Creative AI Futures: Theory and Practice

Eva Jäger

Talk given on behalf of the Creative AI Lab, which includes Eva Jäger, Mercedes Bunz, Joanna Zylinska, Alasdair Milne, and Daniel Heras Chaves.

This talk analyses creative activity enabled by ML and recognised under the banner of ‘AI art’ or ‘creative AI’. The theoretical discussion is anchored in the critical reflection on activities of the Creative AI Lab, which is a collaboration between the R&D Platform at Serpentine Galleries and King’s College London’s Department of Digital Humanities. The talk proposes a 5C model (‘Creative - Critical - Constructive - Collaborative - Computation’), which brings together technical research and conceptual inquiry into AI art, while shifting focus from artefacts to their wider contexts, processes and infrastructures. It also outlines directions for future research.

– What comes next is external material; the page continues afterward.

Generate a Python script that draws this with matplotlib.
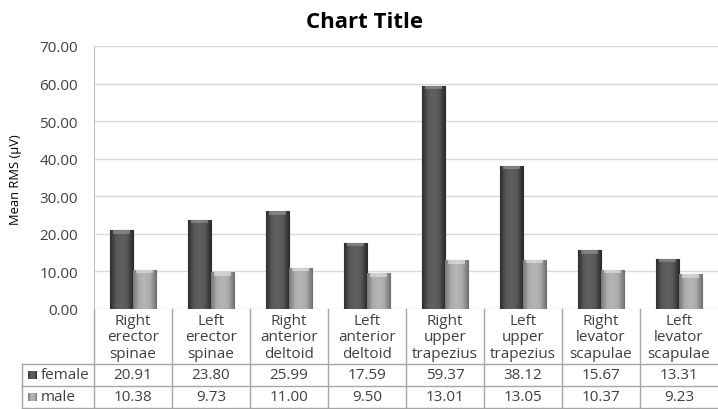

Artists working in different media have been exploring AI’s potential as a creative instrument, nonhuman collaborator and subject of social critique. In this talk, the Creative AI Lab want to stage a theoretical and practical discussion of the problem of artistic practice as enabled by AI and ML, while outlining new directions for future research. This discussion, we suggest, needs to consider a number of conceptual questions:

  • To what extent does the current use of AI technologies in art-making raise bigger questions about the very nature of artistic production and research?
  • How is the role and agency of ‘the artist’ altered at a time when many artistic productions are the result of human-machine collaboration, with the creative output not being subject to human control but rather to the uncertain logic of a deep-learning algorithm?
  • Does AI create new audiences for art – and does it require new skills from those audiences?
  • Do we need new capabilities from our arts institutions in supporting the development of AI-driven art practice, and in enabling its exhibition and public understanding?
  • What role can AI art practice play in inquiring alternative versions of AI and in fostering a public understanding?

Importantly, for us a theoretical discussion of these questions is anchored in the critical reflection on the practical activities in which we have been involved as part of the Creative AI Lab (Serpentine nd). Building on the Lab’s existing collaborations, we want to propose a ‘5C’ model for Creative AI practice and research as a more enabling approach to working at the cross-discipline of ‘creative AI’. Mobilising critical inquiry with creative production and technical expertise, this model entails developing horizontal, non-competitive networks of alliances between academic and cultural institutions dealing with creativity, AI and ML.